Coleman-Foster saw USA Floorball was looking for players to take to Riga and wanted to take advantage if the opportunity presented itself.

“I saw there was a need for players,” he said. “I felt between my hockey background and a lot of the feedback I was getting from people I was playing with that I had a shot. You never know if you’re going to get the opportunity if you don’t try.”

Adam Troy, USA Floorball executive director, said Team USA members are selected based on multiple factors.

“The participants are generally selected based on previous performances, as well as updates from the players themselves and scouting reports,” he said.

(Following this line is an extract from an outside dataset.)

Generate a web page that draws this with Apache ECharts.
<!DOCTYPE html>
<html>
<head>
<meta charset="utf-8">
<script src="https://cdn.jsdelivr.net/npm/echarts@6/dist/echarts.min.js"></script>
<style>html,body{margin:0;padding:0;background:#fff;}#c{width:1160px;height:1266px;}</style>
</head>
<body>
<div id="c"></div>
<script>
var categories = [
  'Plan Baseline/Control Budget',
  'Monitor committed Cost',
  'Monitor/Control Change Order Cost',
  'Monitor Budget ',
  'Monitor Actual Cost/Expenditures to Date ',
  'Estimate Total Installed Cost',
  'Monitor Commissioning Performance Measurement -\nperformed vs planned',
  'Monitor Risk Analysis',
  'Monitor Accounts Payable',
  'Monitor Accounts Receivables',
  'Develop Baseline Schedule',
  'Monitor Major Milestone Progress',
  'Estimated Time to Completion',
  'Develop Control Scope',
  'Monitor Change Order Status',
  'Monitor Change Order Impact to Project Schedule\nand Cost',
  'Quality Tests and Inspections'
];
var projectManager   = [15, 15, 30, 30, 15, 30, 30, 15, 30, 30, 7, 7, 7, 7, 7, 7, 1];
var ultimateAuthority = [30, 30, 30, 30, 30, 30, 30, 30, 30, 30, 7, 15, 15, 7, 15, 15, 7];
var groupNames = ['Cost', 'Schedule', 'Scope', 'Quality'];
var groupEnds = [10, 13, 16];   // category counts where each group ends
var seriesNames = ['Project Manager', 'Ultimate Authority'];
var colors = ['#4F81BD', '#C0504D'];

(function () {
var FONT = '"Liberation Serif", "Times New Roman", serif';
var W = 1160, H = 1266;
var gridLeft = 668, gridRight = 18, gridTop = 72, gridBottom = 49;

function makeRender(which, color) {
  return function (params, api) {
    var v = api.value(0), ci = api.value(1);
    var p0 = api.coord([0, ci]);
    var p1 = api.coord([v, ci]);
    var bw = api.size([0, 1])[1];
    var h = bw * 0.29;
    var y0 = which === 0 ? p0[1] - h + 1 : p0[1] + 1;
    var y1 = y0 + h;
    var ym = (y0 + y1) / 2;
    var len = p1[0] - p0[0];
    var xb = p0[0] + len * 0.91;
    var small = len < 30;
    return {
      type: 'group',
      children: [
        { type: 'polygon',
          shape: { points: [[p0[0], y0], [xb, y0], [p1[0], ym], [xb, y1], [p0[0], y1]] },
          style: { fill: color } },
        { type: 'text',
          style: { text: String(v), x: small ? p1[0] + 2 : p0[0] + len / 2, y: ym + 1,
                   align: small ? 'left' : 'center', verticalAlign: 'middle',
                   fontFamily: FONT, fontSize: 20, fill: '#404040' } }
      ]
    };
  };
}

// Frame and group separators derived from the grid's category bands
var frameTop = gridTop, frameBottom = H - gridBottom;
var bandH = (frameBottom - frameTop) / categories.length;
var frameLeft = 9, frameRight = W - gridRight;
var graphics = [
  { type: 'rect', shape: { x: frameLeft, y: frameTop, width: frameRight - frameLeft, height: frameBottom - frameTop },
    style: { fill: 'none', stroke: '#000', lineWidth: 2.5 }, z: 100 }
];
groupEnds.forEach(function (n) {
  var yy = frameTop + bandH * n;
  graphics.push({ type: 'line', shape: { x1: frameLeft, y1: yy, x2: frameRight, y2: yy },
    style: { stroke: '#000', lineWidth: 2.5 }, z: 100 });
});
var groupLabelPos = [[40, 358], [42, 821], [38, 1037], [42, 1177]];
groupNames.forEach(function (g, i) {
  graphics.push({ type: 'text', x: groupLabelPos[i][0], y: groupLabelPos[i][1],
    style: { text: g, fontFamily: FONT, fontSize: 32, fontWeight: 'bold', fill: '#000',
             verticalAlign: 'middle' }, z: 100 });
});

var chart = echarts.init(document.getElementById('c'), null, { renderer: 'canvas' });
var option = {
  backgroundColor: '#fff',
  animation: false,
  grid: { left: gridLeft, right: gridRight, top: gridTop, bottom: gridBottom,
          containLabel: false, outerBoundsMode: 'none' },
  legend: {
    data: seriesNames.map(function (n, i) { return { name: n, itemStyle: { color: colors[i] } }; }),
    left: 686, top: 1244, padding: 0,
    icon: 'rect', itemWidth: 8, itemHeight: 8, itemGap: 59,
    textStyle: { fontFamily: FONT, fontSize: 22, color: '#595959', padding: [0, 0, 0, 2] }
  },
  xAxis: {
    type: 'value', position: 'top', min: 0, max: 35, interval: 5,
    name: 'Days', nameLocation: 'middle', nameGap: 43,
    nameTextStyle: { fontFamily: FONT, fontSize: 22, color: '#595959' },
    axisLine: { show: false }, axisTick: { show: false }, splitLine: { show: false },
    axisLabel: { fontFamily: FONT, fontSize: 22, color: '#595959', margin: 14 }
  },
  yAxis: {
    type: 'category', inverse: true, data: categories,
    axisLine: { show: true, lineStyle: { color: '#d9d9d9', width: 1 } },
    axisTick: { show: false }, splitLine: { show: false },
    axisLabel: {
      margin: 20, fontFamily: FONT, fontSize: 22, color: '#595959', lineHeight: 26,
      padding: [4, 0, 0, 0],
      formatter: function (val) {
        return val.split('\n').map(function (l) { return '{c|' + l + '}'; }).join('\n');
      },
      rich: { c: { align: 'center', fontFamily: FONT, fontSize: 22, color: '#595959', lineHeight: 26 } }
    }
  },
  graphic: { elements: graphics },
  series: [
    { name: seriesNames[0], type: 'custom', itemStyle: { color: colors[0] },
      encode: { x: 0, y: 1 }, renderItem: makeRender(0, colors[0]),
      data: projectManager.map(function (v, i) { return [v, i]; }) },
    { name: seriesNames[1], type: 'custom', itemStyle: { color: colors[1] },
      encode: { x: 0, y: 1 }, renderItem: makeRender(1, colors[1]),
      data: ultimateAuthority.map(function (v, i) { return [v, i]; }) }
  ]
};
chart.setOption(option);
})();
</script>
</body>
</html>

Coleman-Foster said he was all smiles when he received his official selection letter for the Riga Cup.

“I was humbled, definitely,” he said. “It felt good, it felt really good. I felt like I finally reached a dream.”

Once he made the team, the hard work really began. Because the players are spread across the country, they are responsible for creating their own training regimen.

“I did most of my work at Monument floorball,” Coleman-Foster said. “I’m very fortunate that the fitness center allows me to use their goals and use the basketball court to practice.”

He would often stay at the Schriever Fitness Center until it closed. On July 30, he got a taste of the competition he’ll face in Latvia during a tournament in Utah.

“That was really good for me to get my legs spinning again the way they should be for a game,” he said. “It was a good final test to see where I was at before I leave for Riga.”

Burvap said he was impressed with Coleman-Foster’s performance.

“He did very well playing forward,” he said. “He scored two goals, and very important goals I think because the whole team was kind of down. There was a period there where we hadn’t done so well, so (they were) two important goals.”

Troy said Team USA will definitely have its work cut out in Riga.

“We will be facing a team from Sweden as well as two from Latvia, so it will be some stiff competition,” he said. “Before the tournament, we will also face off with the Latvian national team in a friendly game. That will be real tough.”

Team USA is currently ranked No. 10 in the world floorball rankings. Aside from winning gold, both Coleman-Foster and Burvap said one of the goals for Riga is to move up in the rankings.

“Floorball in the U.S. is still developing so it’s hard, the other teams are so much stronger,” Burvap said. “The goal for each team is to advance in the ranking.”

“I think for the team as a whole, we need to just listen to each other and listen to the coaches,” Coleman-Foster added. “Keep our heads out of the clouds, stay level and focus.”

Even though he’s putting on a different uniform, Coleman-Foster knows he’ll still be serving as a U.S. representative.

“When we step out in this (Air Force) uniform, how we wear it, how we look, how we present ourselves how we talk and act, that’s scrutinized by everyone,” he said. “As Airmen, we’re ambassadors. The same thing goes for a national athlete. Being an Airman, I think, will help in this new journey.”

Team USA will play its friendly game against the Latvian national team Aug. 12. The Riga Cup will take place Aug. 13-14. A live stream of the tournament can be seen at www.sportacentrs.com.